TO BE DONE → Reproduce the listing below exactly. Pictures do not belong in the copy.

PROVIDED DATA →
+ + +

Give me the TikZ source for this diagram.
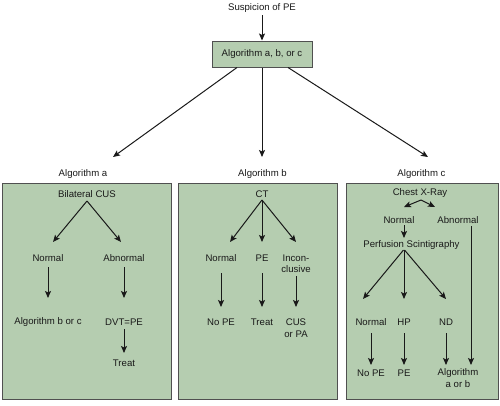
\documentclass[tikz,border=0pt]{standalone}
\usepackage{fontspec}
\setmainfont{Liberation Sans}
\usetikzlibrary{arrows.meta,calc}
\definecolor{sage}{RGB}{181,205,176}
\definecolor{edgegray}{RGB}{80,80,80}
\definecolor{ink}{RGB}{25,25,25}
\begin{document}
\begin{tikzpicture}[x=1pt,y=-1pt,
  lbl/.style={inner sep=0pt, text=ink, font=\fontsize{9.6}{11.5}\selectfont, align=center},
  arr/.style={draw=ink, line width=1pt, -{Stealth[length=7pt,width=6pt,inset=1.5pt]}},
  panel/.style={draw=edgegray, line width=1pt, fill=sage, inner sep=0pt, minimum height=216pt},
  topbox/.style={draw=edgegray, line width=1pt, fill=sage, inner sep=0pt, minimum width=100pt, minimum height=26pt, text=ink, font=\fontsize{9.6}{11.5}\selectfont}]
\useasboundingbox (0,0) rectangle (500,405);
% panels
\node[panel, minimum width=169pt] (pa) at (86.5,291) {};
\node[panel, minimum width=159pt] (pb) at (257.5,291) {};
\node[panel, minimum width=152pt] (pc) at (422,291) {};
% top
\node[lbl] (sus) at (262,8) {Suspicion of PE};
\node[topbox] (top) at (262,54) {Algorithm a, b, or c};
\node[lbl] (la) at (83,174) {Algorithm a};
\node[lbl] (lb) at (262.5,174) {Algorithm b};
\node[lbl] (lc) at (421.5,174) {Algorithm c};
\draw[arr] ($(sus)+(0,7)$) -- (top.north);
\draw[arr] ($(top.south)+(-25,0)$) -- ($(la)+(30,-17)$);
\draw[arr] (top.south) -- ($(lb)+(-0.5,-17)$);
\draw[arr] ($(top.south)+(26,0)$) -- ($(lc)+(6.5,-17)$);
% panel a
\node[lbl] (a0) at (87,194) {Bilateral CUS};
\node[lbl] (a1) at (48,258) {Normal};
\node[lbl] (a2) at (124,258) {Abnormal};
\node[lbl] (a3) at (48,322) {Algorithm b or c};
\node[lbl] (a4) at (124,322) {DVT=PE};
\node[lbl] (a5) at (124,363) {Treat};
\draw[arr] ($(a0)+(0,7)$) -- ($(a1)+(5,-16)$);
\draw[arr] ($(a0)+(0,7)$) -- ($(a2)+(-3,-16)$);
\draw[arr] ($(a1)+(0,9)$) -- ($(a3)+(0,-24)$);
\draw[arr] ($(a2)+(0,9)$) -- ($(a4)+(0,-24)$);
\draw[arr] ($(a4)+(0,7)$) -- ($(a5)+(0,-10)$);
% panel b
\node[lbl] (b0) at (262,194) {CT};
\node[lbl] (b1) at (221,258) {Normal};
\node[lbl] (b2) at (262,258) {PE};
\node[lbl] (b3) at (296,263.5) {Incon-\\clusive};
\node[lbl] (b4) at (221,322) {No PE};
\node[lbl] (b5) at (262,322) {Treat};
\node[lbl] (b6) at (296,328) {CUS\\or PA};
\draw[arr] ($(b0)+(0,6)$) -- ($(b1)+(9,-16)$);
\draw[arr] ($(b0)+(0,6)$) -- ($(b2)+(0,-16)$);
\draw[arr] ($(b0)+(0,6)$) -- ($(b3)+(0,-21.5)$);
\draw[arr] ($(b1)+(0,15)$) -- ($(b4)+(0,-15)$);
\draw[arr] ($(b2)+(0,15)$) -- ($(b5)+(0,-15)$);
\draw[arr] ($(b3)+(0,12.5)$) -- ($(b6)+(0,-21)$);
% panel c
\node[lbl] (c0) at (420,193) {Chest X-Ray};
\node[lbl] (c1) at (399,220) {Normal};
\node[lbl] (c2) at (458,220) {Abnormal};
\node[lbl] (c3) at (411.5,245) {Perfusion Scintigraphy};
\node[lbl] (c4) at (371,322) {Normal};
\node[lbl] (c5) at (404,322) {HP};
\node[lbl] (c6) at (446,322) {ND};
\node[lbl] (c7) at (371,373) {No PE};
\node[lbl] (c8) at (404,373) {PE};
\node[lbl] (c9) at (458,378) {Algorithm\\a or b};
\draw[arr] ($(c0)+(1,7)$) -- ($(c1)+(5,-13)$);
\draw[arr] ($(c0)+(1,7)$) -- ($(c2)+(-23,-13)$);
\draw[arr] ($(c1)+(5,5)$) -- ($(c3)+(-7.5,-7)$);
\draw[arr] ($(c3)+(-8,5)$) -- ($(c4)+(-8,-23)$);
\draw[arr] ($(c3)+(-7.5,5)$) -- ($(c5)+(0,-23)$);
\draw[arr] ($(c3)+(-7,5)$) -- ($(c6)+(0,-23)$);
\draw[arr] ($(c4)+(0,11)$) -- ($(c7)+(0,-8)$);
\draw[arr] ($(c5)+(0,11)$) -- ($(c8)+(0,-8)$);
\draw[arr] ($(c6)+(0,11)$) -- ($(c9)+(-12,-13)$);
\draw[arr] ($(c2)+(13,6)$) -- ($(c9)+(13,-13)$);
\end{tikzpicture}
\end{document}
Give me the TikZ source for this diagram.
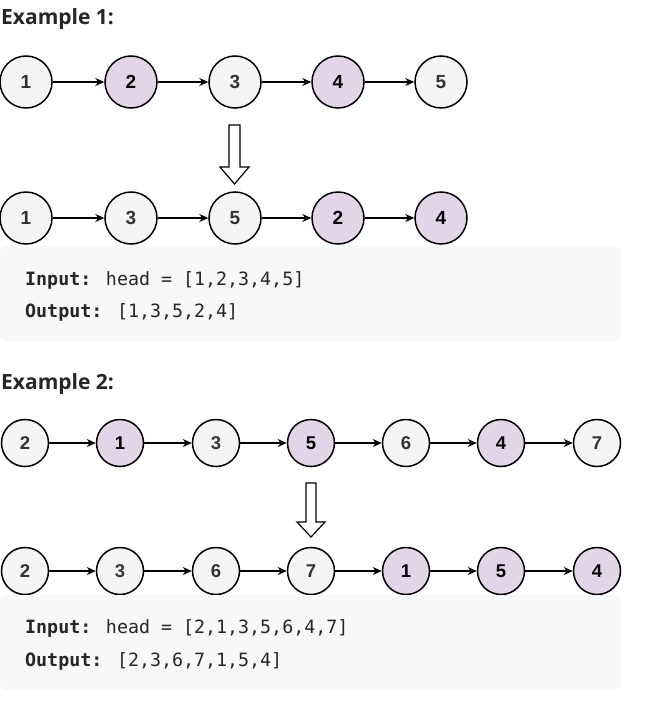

+ + +

TASK SOLUTION →
Give me the TikZ source for this diagram.
\documentclass[tikz,border=0pt]{standalone}
\usepackage{fontspec}
\setmainfont{Liberation Sans}
\usetikzlibrary{arrows.meta,calc}
\definecolor{sage}{RGB}{181,205,176}
\definecolor{edgegray}{RGB}{80,80,80}
\definecolor{ink}{RGB}{25,25,25}
\begin{document}
\begin{tikzpicture}[x=1pt,y=-1pt,
  lbl/.style={inner sep=0pt, text=ink, font=\fontsize{9.6}{11.5}\selectfont, align=center},
  arr/.style={draw=ink, line width=1pt, -{Stealth[length=7pt,width=6pt,inset=1.5pt]}},
  panel/.style={draw=edgegray, line width=1pt, fill=sage, inner sep=0pt, minimum height=216pt},
  topbox/.style={draw=edgegray, line width=1pt, fill=sage, inner sep=0pt, minimum width=100pt, minimum height=26pt, text=ink, font=\fontsize{9.6}{11.5}\selectfont}]
\useasboundingbox (0,0) rectangle (500,405);
% panels
\node[panel, minimum width=169pt] (pa) at (86.5,291) {};
\node[panel, minimum width=159pt] (pb) at (257.5,291) {};
\node[panel, minimum width=152pt] (pc) at (422,291) {};
% top
\node[lbl] (sus) at (262,8) {Suspicion of PE};
\node[topbox] (top) at (262,54) {Algorithm a, b, or c};
\node[lbl] (la) at (83,174) {Algorithm a};
\node[lbl] (lb) at (262.5,174) {Algorithm b};
\node[lbl] (lc) at (421.5,174) {Algorithm c};
\draw[arr] ($(sus)+(0,7)$) -- (top.north);
\draw[arr] ($(top.south)+(-25,0)$) -- ($(la)+(30,-17)$);
\draw[arr] (top.south) -- ($(lb)+(-0.5,-17)$);
\draw[arr] ($(top.south)+(26,0)$) -- ($(lc)+(6.5,-17)$);
% panel a
\node[lbl] (a0) at (87,194) {Bilateral CUS};
\node[lbl] (a1) at (48,258) {Normal};
\node[lbl] (a2) at (124,258) {Abnormal};
\node[lbl] (a3) at (48,322) {Algorithm b or c};
\node[lbl] (a4) at (124,322) {DVT=PE};
\node[lbl] (a5) at (124,363) {Treat};
\draw[arr] ($(a0)+(0,7)$) -- ($(a1)+(5,-16)$);
\draw[arr] ($(a0)+(0,7)$) -- ($(a2)+(-3,-16)$);
\draw[arr] ($(a1)+(0,9)$) -- ($(a3)+(0,-24)$);
\draw[arr] ($(a2)+(0,9)$) -- ($(a4)+(0,-24)$);
\draw[arr] ($(a4)+(0,7)$) -- ($(a5)+(0,-10)$);
% panel b
\node[lbl] (b0) at (262,194) {CT};
\node[lbl] (b1) at (221,258) {Normal};
\node[lbl] (b2) at (262,258) {PE};
\node[lbl] (b3) at (296,263.5) {Incon-\\clusive};
\node[lbl] (b4) at (221,322) {No PE};
\node[lbl] (b5) at (262,322) {Treat};
\node[lbl] (b6) at (296,328) {CUS\\or PA};
\draw[arr] ($(b0)+(0,6)$) -- ($(b1)+(9,-16)$);
\draw[arr] ($(b0)+(0,6)$) -- ($(b2)+(0,-16)$);
\draw[arr] ($(b0)+(0,6)$) -- ($(b3)+(0,-21.5)$);
\draw[arr] ($(b1)+(0,15)$) -- ($(b4)+(0,-15)$);
\draw[arr] ($(b2)+(0,15)$) -- ($(b5)+(0,-15)$);
\draw[arr] ($(b3)+(0,12.5)$) -- ($(b6)+(0,-21)$);
% panel c
\node[lbl] (c0) at (420,193) {Chest X-Ray};
\node[lbl] (c1) at (399,220) {Normal};
\node[lbl] (c2) at (458,220) {Abnormal};
\node[lbl] (c3) at (411.5,245) {Perfusion Scintigraphy};
\node[lbl] (c4) at (371,322) {Normal};
\node[lbl] (c5) at (404,322) {HP};
\node[lbl] (c6) at (446,322) {ND};
\node[lbl] (c7) at (371,373) {No PE};
\node[lbl] (c8) at (404,373) {PE};
\node[lbl] (c9) at (458,378) {Algorithm\\a or b};
\draw[arr] ($(c0)+(1,7)$) -- ($(c1)+(5,-13)$);
\draw[arr] ($(c0)+(1,7)$) -- ($(c2)+(-23,-13)$);
\draw[arr] ($(c1)+(5,5)$) -- ($(c3)+(-7.5,-7)$);
\draw[arr] ($(c3)+(-8,5)$) -- ($(c4)+(-8,-23)$);
\draw[arr] ($(c3)+(-7.5,5)$) -- ($(c5)+(0,-23)$);
\draw[arr] ($(c3)+(-7,5)$) -- ($(c6)+(0,-23)$);
\draw[arr] ($(c4)+(0,11)$) -- ($(c7)+(0,-8)$);
\draw[arr] ($(c5)+(0,11)$) -- ($(c8)+(0,-8)$);
\draw[arr] ($(c6)+(0,11)$) -- ($(c9)+(-12,-13)$);
\draw[arr] ($(c2)+(13,6)$) -- ($(c9)+(13,-13)$);
\end{tikzpicture}
\end{document}
Give me the TikZ source for this diagram.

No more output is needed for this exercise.